I've just kept the phone aside after talking to my mum for nearly 40 mins. I had to keep it before my mum decided that she was tired and wanted to say goodbye. Because I am not ready to officially acknowledge this reversal of fortunes. It was never like this; it was always me, so eager to hang up and make a run for it. Not that she wanted to run, but you know, she was satisfied, she was content with 40 mins. But I love it none the less. I love the fact that I have become this person who can talk to her mother on the phone for 40 mins and still want more. I love the fact that compared to 4 or 5 years earlier, when all my love was devoted to one person, now, I have the same amount of love or perhaps more, for not one but so many people. I have such awesome love capacity! I want and do so much more for all these people. It makes me feel like a bigger person than what I used to be, it makes me value myself more, because I know I am a good investment.
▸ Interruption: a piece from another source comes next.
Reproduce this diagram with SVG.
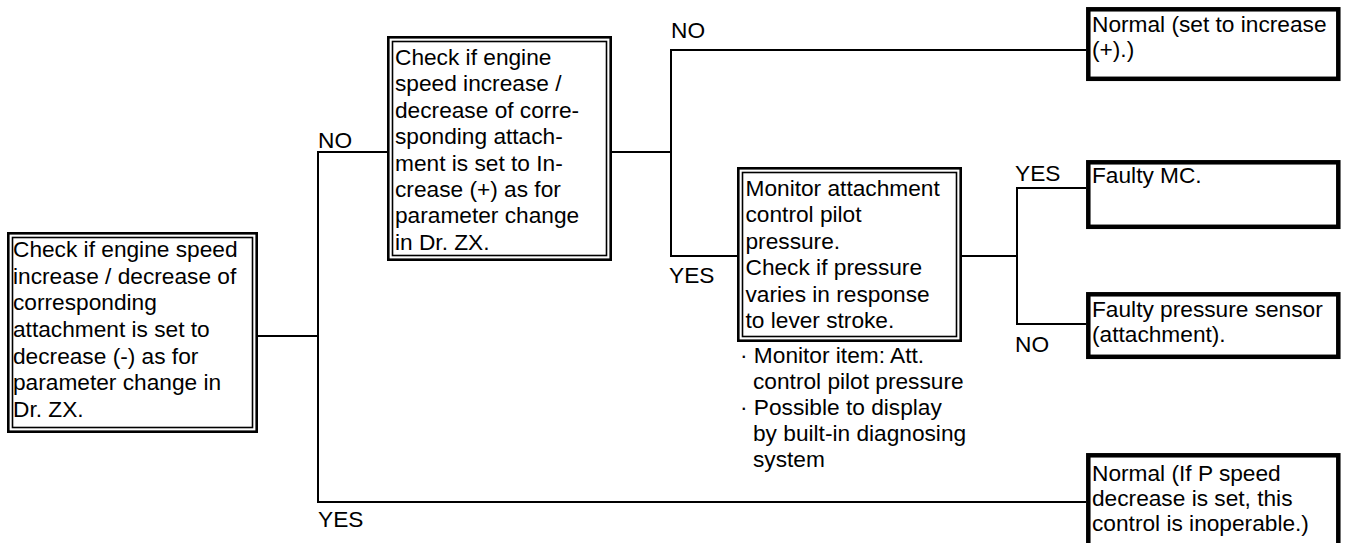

Its so odd but, because I could just as easily dislike myself. I am not popular, I come off as anti-social. I haven't been in a relationship in what...? in fact I've barely dated in more than 2 years. My past relationships have been stand-up-and-applaud- flops. Yet, I feel, the next guy, if pretty decent, honest and unselfish, is damn lucky to have me. heh.
What overconfidence, right? wrong!
What overconfidence, right? wrong!
3 comments:
Right all the way
:)
:P:P
curious, how do you come off as "anti social"??
due to lack of interaction, excessive glaring and limited smiling. but im making increased efforts to come across as warm and pleasant.